Norton Rose Fulbright has updated its maternity and paternity policies, following a survey of all women who have taken maternity leave from the firm over the past five years.
The new policy, which went live on 1 May 2014, sees all London employees who have been at the firm for more than one year receive full pay for their 28-week maternity leave.
The initiative will replace the firm’s former maternity bonus system, which saw fee earners and senior support staff receive six weeks’ worth of full pay, followed by 12 weeks on half that amount, and 22 weeks on just a quarter. They also pocketed three lump sum return-to-work bonuses equal to four weeks’ full pay, meaning that maternity pay was equal to 29.5 weeks in total.

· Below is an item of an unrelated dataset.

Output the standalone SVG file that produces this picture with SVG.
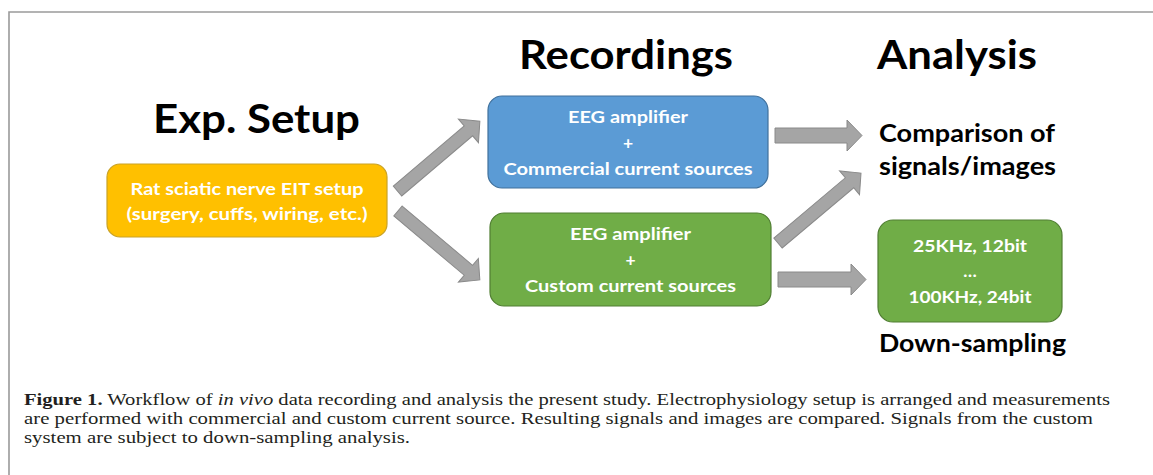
<svg xmlns="http://www.w3.org/2000/svg" width="1153" height="475" viewBox="0 0 1153 475">
<style>
.title{font-family:Lato,"Open Sans","Liberation Sans",sans-serif;font-weight:700;fill:#000}
.box{font-family:Lato,"Open Sans","Liberation Sans",sans-serif;font-weight:700;fill:#fff;font-size:17.5px;text-anchor:middle}
.lbl{font-family:Lato,"Open Sans","Liberation Sans",sans-serif;font-weight:700;fill:#000;font-size:25px}
.cap{font-family:"Liberation Serif","Times New Roman",serif;font-size:17.5px;fill:#231f20}
.arrow{fill:#A5A5A5;stroke:#8a8a8a;stroke-width:1}
</style>
<rect width="1153" height="475" fill="#fff"/>
<path d="M9,480 V12 H1160" fill="none" stroke="#9a9a9a" stroke-width="1.6"/>

<text class="title" x="153" y="133" font-size="41" textLength="207" lengthAdjust="spacingAndGlyphs">Exp. Setup</text>
<text class="title" x="519" y="69" font-size="41" textLength="214" lengthAdjust="spacingAndGlyphs">Recordings</text>
<text class="title" x="877" y="69" font-size="41" textLength="160" lengthAdjust="spacingAndGlyphs">Analysis</text>

<g id="connectors">
<polygon class="arrow" transform="translate(397.5,191) rotate(-40.3)" points="0,-6.5 93,-6.5 93,-15.5 108,0 93,15.5 93,6.5 0,6.5"/>
<polygon class="arrow" transform="translate(398,211) rotate(40.1)" points="0,-6.5 92,-6.5 92,-15.5 107,0 92,15.5 92,6.5 0,6.5"/>
<polygon class="arrow" transform="translate(775,135.5)" points="0,-7.5 72,-7.5 72,-15.5 87,0 72,15.5 72,7.5 0,7.5"/>
<polygon class="arrow" transform="translate(778,243) rotate(-40.1)" points="0,-6.5 93.5,-6.5 93.5,-15.5 108.5,0 93.5,15.5 93.5,6.5 0,6.5"/>
<polygon class="arrow" transform="translate(778,279.5)" points="0,-7.5 73,-7.5 73,-15.5 88,0 73,15.5 73,7.5 0,7.5"/>
</g>

<g id="setup">
<rect x="107" y="164" width="280" height="73" rx="13" fill="#FFC000" stroke="#C9A227" stroke-width="1.2"/>
<text class="box" x="247" y="195" textLength="233" lengthAdjust="spacingAndGlyphs">Rat sciatic nerve EIT setup</text>
<text class="box" x="247" y="220" textLength="241" lengthAdjust="spacingAndGlyphs">(surgery, cuffs, wiring, etc.)</text>
</g>

<g id="commercial">
<rect x="488" y="96" width="280" height="92" rx="14" fill="#5B9BD5" stroke="#41719C" stroke-width="1.2"/>
<text class="box" x="628" y="123" textLength="120" lengthAdjust="spacingAndGlyphs">EEG amplifier</text>
<text class="box" x="628" y="149">+</text>
<text class="box" x="628" y="175" textLength="249" lengthAdjust="spacingAndGlyphs">Commercial current sources</text>
</g>

<g id="custom">
<rect x="490" y="213" width="281" height="93" rx="14" fill="#70AD47" stroke="#507E32" stroke-width="1.2"/>
<text class="box" x="630.5" y="240" textLength="121" lengthAdjust="spacingAndGlyphs">EEG amplifier</text>
<text class="box" x="630.5" y="266">+</text>
<text class="box" x="630.5" y="292" textLength="211" lengthAdjust="spacingAndGlyphs">Custom current sources</text>
</g>

<g id="downsample">
<rect x="878" y="220" width="184" height="102" rx="15" fill="#70AD47" stroke="#507E32" stroke-width="1.2"/>
<text class="box" x="970" y="252" textLength="114" lengthAdjust="spacingAndGlyphs">25KHz, 12bit</text>
<text class="box" x="970" y="277">…</text>
<text class="box" x="970" y="303" textLength="123" lengthAdjust="spacingAndGlyphs">100KHz, 24bit</text>
</g>

<g id="comparison">
<text class="lbl" x="879" y="142" textLength="176" lengthAdjust="spacingAndGlyphs">Comparison of</text>
<text class="lbl" x="879" y="175" textLength="177" lengthAdjust="spacingAndGlyphs">signals/images</text>
</g>
<g id="downlabel">
<text class="lbl" x="879" y="352" textLength="187" lengthAdjust="spacingAndGlyphs">Down-sampling</text>
</g>

<g id="caption">
<text class="cap" x="24" y="405" textLength="1086" lengthAdjust="spacingAndGlyphs"><tspan font-weight="700">Figure 1.</tspan> Workflow of <tspan font-style="italic">in vivo</tspan> data recording and analysis the present study. Electrophysiology setup is arranged and measurements</text>
<text class="cap" x="24" y="424" textLength="1069" lengthAdjust="spacingAndGlyphs">are performed with commercial and custom current source. Resulting signals and images are compared. Signals from the custom</text>
<text class="cap" x="24" y="443" textLength="386" lengthAdjust="spacingAndGlyphs">system are subject to down-sampling analysis.</text>
</g>
</svg>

Non-managerial support staff formerly took home six weeks’ full pay, followed by 12 weeks on 50 per cent and a lump sum of six weeks’ full pay on return to work. They will now take home a bumper package of up to 10 weeks’ additional full pay.
Norton Rose Fulbright has also upgraded a raft of its other childcare policies, including upping paternity leave pay from one week to two weeks. Its adoption arrangements are now in line with maternity and paternity pay, and it has introduced new provisions for surrogacy arrangements and fertility treatment.
The raft of changes will see the firm establish a maternity group coaching programme, and regular workshops for managers with the aim of helping them to plan for working with both current and expectant parents.
The reforms were spearheaded by the firm’s diversity committee manager Sacha de Klerk, alongside corporate finance partner Maria Ross and competition and regulatory partner Peter Scott – all based in the firm’s City office.
De Klerk said of the changes: “We recognize that becoming a parent is a pivotal moment in both men and women’s personal and professional lives. We consulted with employees to find out what was important to them and wanted our new policies to respond to their needs.”